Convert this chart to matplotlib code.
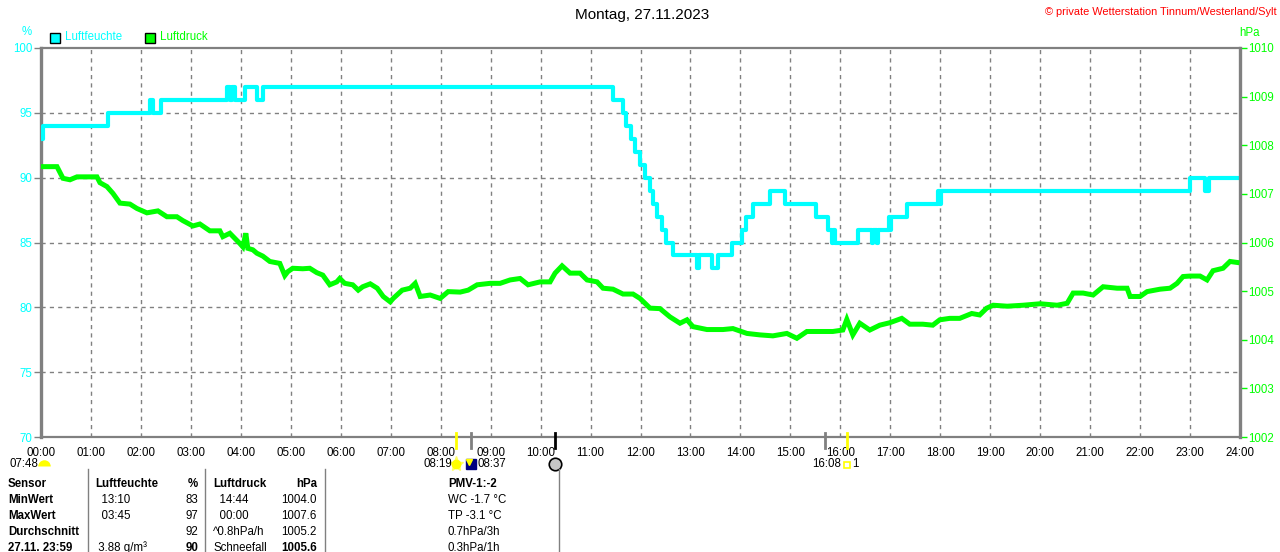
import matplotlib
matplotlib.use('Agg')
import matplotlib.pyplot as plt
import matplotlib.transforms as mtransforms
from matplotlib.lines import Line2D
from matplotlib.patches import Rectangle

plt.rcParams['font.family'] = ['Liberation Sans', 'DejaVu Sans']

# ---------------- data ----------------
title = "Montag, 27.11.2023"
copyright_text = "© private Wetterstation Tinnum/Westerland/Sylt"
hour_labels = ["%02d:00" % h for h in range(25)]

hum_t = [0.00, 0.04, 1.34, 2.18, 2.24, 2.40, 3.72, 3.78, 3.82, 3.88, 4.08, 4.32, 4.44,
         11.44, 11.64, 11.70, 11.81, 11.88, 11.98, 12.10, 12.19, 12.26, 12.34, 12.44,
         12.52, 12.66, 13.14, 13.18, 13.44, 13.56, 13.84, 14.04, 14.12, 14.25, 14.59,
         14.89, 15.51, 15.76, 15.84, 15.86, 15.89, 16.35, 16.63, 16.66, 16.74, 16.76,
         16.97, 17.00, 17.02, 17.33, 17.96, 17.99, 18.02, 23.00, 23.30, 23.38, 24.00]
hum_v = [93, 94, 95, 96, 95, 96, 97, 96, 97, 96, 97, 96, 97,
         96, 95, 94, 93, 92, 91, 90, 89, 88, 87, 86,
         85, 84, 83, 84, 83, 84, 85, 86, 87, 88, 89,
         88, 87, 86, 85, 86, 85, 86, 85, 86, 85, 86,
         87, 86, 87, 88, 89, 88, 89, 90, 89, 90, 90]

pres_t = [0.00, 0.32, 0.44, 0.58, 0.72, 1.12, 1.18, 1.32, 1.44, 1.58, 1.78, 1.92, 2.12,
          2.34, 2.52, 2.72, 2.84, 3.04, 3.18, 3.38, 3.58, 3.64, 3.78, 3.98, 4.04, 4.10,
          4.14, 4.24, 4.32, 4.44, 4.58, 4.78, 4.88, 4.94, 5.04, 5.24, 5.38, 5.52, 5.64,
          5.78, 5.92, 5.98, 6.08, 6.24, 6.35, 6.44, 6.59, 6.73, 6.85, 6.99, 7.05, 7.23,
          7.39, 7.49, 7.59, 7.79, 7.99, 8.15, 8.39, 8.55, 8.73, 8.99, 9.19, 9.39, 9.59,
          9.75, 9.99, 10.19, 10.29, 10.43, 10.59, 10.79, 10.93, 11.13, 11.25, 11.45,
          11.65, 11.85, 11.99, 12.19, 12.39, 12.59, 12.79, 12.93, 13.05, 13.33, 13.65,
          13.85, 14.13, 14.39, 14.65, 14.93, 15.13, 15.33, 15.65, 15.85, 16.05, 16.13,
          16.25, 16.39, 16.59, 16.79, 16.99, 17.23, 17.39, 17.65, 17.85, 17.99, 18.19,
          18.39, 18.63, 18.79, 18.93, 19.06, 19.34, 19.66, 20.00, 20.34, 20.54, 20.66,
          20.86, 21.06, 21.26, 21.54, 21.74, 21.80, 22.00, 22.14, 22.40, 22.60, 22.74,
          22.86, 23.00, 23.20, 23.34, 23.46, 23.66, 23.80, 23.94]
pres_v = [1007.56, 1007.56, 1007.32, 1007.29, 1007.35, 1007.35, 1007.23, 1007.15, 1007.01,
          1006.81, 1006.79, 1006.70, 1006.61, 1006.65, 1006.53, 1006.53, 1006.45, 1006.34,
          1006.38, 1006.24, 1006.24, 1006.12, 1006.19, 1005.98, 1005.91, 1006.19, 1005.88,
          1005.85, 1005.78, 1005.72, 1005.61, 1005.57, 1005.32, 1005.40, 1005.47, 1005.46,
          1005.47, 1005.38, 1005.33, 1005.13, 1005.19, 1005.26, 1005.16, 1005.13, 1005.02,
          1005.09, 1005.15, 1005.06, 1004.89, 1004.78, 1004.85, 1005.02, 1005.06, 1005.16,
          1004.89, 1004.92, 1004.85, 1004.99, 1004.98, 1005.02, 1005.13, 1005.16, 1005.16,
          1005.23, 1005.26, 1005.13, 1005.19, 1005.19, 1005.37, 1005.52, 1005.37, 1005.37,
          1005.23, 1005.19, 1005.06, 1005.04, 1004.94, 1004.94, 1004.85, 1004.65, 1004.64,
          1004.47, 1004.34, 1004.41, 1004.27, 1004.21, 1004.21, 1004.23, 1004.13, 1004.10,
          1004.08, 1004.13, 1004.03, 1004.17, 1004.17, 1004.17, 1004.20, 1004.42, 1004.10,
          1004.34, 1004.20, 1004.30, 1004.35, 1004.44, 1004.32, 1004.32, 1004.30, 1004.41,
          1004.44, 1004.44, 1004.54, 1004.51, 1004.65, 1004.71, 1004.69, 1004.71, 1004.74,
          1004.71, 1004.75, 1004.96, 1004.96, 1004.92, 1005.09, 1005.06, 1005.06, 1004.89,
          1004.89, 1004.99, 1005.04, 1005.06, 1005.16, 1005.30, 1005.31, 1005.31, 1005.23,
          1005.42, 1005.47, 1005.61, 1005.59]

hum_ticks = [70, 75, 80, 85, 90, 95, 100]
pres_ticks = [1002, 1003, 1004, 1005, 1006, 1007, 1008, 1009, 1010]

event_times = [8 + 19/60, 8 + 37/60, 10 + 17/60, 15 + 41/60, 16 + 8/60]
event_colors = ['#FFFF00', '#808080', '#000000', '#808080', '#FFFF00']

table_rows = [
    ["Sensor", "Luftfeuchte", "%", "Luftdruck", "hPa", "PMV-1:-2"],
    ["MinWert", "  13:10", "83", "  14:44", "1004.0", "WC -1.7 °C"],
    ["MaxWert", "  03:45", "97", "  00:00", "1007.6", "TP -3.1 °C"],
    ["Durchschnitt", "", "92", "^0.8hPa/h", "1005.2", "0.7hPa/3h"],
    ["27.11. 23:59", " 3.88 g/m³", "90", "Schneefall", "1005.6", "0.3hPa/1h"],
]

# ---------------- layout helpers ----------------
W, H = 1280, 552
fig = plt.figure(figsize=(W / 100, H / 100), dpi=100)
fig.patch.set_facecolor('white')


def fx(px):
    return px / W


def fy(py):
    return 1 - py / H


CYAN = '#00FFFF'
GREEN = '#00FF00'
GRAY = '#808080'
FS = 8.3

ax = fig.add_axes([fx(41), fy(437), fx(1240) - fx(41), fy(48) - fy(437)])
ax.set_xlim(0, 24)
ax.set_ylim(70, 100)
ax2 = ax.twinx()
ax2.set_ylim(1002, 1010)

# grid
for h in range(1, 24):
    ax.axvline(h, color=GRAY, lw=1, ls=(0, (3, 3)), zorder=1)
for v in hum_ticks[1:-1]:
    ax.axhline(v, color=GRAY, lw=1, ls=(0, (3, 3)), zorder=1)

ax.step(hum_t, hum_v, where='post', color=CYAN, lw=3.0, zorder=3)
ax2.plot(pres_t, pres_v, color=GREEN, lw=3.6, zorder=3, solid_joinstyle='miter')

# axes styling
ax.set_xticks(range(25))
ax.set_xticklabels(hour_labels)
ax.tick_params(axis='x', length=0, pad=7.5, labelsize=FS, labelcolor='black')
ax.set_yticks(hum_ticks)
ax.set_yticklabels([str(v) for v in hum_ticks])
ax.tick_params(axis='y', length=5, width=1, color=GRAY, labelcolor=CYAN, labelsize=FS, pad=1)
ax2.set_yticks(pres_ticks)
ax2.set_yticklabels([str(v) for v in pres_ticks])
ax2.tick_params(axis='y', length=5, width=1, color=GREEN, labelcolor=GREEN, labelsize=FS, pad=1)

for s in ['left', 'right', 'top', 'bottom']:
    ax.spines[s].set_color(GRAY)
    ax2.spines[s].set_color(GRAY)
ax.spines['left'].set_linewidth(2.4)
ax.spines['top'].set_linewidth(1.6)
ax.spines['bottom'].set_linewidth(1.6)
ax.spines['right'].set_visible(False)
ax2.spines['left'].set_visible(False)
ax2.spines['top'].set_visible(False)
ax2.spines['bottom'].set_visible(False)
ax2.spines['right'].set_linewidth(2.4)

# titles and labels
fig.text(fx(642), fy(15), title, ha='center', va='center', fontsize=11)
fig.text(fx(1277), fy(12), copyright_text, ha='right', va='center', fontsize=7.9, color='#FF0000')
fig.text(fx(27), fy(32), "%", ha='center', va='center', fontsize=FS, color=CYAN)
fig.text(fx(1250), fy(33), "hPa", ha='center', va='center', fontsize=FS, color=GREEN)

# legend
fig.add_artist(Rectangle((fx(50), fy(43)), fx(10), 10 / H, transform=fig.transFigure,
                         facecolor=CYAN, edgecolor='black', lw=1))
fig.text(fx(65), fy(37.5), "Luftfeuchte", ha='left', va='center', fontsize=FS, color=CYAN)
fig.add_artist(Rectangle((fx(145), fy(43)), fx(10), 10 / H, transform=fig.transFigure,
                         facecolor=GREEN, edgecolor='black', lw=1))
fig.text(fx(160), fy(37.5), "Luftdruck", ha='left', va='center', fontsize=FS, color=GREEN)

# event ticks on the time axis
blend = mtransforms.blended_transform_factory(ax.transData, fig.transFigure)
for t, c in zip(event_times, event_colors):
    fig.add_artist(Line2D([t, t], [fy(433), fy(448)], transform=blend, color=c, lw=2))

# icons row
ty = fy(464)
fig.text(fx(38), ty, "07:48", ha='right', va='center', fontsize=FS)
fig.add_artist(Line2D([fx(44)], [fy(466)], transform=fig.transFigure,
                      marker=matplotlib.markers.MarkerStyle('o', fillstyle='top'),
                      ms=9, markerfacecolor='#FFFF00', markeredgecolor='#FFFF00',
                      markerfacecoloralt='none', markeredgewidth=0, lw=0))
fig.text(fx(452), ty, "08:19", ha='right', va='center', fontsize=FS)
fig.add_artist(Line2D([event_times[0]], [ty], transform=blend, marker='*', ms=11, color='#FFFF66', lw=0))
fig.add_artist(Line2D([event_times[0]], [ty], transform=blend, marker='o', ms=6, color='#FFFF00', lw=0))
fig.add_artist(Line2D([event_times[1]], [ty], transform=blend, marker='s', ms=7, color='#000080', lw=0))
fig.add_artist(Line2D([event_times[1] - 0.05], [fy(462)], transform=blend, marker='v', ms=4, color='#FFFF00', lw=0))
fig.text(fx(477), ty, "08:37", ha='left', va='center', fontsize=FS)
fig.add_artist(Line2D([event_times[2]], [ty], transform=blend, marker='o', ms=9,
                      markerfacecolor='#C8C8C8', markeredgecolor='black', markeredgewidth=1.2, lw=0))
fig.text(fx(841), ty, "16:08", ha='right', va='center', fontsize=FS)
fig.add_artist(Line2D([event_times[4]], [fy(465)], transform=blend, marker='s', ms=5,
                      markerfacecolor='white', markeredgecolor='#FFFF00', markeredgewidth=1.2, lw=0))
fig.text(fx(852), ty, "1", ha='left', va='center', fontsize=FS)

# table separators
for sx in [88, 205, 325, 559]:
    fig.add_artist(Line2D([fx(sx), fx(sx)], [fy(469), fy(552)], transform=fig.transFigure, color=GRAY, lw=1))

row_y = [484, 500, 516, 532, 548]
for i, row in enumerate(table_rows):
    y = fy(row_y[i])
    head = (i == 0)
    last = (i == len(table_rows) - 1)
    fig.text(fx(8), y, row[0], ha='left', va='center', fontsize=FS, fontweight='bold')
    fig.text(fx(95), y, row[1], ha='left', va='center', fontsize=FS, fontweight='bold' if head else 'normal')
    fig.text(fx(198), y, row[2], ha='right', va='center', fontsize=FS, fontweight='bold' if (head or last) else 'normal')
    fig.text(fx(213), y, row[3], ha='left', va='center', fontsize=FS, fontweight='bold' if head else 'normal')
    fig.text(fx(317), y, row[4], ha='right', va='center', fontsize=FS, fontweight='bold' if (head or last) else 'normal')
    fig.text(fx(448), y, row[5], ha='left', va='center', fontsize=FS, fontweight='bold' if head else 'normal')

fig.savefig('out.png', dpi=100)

____

#### What you are asked to do
Could the lines from the top of the material through the line with "87, 86, 87, 88, 89, 88, 89, 90, 89, 90, 90]" be repeated exactly, pictures left out?

#### Response to this exercise
Convert this chart to matplotlib code.
import matplotlib
matplotlib.use('Agg')
import matplotlib.pyplot as plt
import matplotlib.transforms as mtransforms
from matplotlib.lines import Line2D
from matplotlib.patches import Rectangle

plt.rcParams['font.family'] = ['Liberation Sans', 'DejaVu Sans']

# ---------------- data ----------------
title = "Montag, 27.11.2023"
copyright_text = "© private Wetterstation Tinnum/Westerland/Sylt"
hour_labels = ["%02d:00" % h for h in range(25)]

hum_t = [0.00, 0.04, 1.34, 2.18, 2.24, 2.40, 3.72, 3.78, 3.82, 3.88, 4.08, 4.32, 4.44,
         11.44, 11.64, 11.70, 11.81, 11.88, 11.98, 12.10, 12.19, 12.26, 12.34, 12.44,
         12.52, 12.66, 13.14, 13.18, 13.44, 13.56, 13.84, 14.04, 14.12, 14.25, 14.59,
         14.89, 15.51, 15.76, 15.84, 15.86, 15.89, 16.35, 16.63, 16.66, 16.74, 16.76,
         16.97, 17.00, 17.02, 17.33, 17.96, 17.99, 18.02, 23.00, 23.30, 23.38, 24.00]
hum_v = [93, 94, 95, 96, 95, 96, 97, 96, 97, 96, 97, 96, 97,
         96, 95, 94, 93, 92, 91, 90, 89, 88, 87, 86,
         85, 84, 83, 84, 83, 84, 85, 86, 87, 88, 89,
         88, 87, 86, 85, 86, 85, 86, 85, 86, 85, 86,
         87, 86, 87, 88, 89, 88, 89, 90, 89, 90, 90]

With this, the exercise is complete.